→ **Aim**:
Your task is to transcribe all the entries exactly, excluding pictures.

→ **Input**:
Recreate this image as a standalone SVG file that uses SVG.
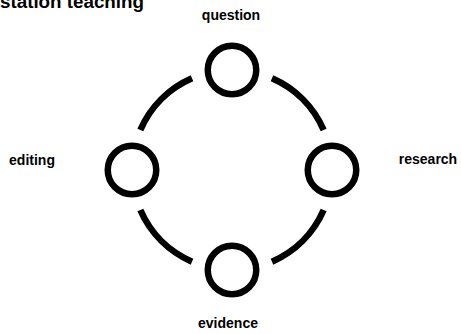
<svg xmlns="http://www.w3.org/2000/svg" width="461" height="334" viewBox="0 0 461 334">
<style>
.lbl{font-family:"Liberation Sans",Arial,sans-serif;font-weight:bold;font-size:14px;fill:#000;text-anchor:middle}
.title{font-family:"Liberation Sans",Arial,sans-serif;font-weight:bold;font-size:18.8px;fill:#000}
.node{fill:#fff;stroke:#000;stroke-width:6.5}
.arc{fill:none;stroke:#000;stroke-width:6.5;stroke-linecap:butt}
</style>
<rect width="461" height="334" fill="#fff"/>
<text class="title" x="0" y="7.5">station teaching</text>
<g id="connectors">
<path class="arc" d="M272,78.35 A100,100 0 0 1 323.65,130"/>
<path class="arc" d="M323.65,210 A100,100 0 0 1 272,261.65"/>
<path class="arc" d="M192,261.65 A100,100 0 0 1 140.35,210"/>
<path class="arc" d="M140.35,130 A100,100 0 0 1 192,78.35"/>
</g>
<g id="question"><circle class="node" cx="232" cy="70" r="24.25"/><text class="lbl" x="231" y="20">question</text></g>
<g id="research"><circle class="node" cx="332" cy="170" r="24.25"/><text class="lbl" x="428" y="163.5">research</text></g>
<g id="evidence"><circle class="node" cx="232" cy="270" r="24.25"/><text class="lbl" x="228" y="328">evidence</text></g>
<g id="editing"><circle class="node" cx="132" cy="170" r="24.25"/><text class="lbl" x="32" y="165">editing</text></g>
</svg>
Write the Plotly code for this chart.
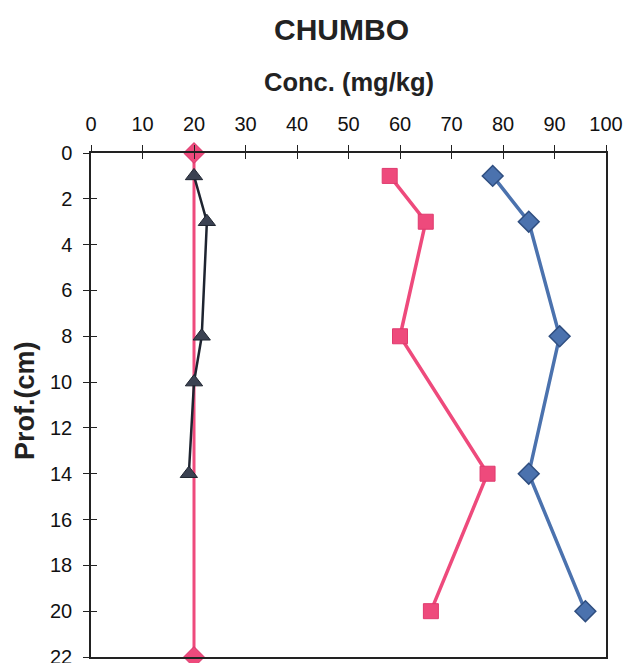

→ **Expected answer**:
Recreate this image as a standalone SVG file that uses SVG.
<svg xmlns="http://www.w3.org/2000/svg" width="461" height="334" viewBox="0 0 461 334">
<style>
.lbl{font-family:"Liberation Sans",Arial,sans-serif;font-weight:bold;font-size:14px;fill:#000;text-anchor:middle}
.title{font-family:"Liberation Sans",Arial,sans-serif;font-weight:bold;font-size:18.8px;fill:#000}
.node{fill:#fff;stroke:#000;stroke-width:6.5}
.arc{fill:none;stroke:#000;stroke-width:6.5;stroke-linecap:butt}
</style>
<rect width="461" height="334" fill="#fff"/>
<text class="title" x="0" y="7.5">station teaching</text>
<g id="connectors">
<path class="arc" d="M272,78.35 A100,100 0 0 1 323.65,130"/>
<path class="arc" d="M323.65,210 A100,100 0 0 1 272,261.65"/>
<path class="arc" d="M192,261.65 A100,100 0 0 1 140.35,210"/>
<path class="arc" d="M140.35,130 A100,100 0 0 1 192,78.35"/>
</g>
<g id="question"><circle class="node" cx="232" cy="70" r="24.25"/><text class="lbl" x="231" y="20">question</text></g>
<g id="research"><circle class="node" cx="332" cy="170" r="24.25"/><text class="lbl" x="428" y="163.5">research</text></g>
<g id="evidence"><circle class="node" cx="232" cy="270" r="24.25"/><text class="lbl" x="228" y="328">evidence</text></g>
<g id="editing"><circle class="node" cx="132" cy="170" r="24.25"/><text class="lbl" x="32" y="165">editing</text></g>
</svg>
Write the Plotly code for this chart.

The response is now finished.